In the United Kingdom, a job code system sorts occupation into nine classes. Using that hierarchy, the researchers determined average income for each code, then sought a representative sampling from each. After manually removing ambiguous profiles — for example, listings referencing the film Coal Miner’s Daughter grouped as “coal miner” for profession — the team ended up with 5,191 Twitter users and more than 10 million tweets to analyze.
“It’s the largest dataset of its kind for this type of research,” said Preotiuc-Pietro. “The dataset enabled us to do something no one has really done before.”
From there, they created a statistical natural language processing algorithm that pulled in words that people in each code class use distinctly. Most people tend to use the same or similar words, so the algorithm’s job was to “understand” which were most predictive for each class. Humans analyzed these groupings and assigned them qualitative signifiers.

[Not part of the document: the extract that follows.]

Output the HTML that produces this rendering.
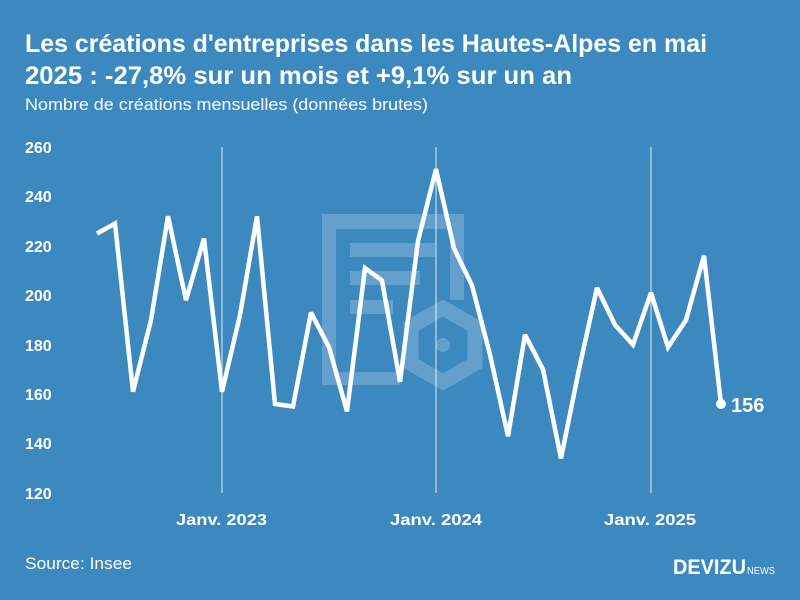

Some of the results validated what’s already known, for instance, that a person’s words can reveal age and gender, and that these are tied to income. But Preotiuc-Pietro said there were also some surprises; for example, those who earn more tend to express more fear and anger on Twitter. Perceived optimists have a lower mean income. Text from those in lower income brackets includes more swear words, whereas those in higher brackets more frequently discuss politics, corporations and the nonprofit world.
Aletras noted an overall picture that emerged about Twitter use.
“Lower-income users or those of a lower socioeconomic status use Twitter more as a communication means among themselves,” he said. “High-income people use it more to disseminate news, and they use it more professionally than personally.”
Strong correlations like these, between what the researchers describe as online expression and offline demographics — for example, occupation grouping or income level — also proved intriguing, Lampos added. “This work attempts to highlight some of the potential causal factors in these relationships.”
Such findings will act as a baseline for future work, some of which will investigate how perceptions about user income align with reality.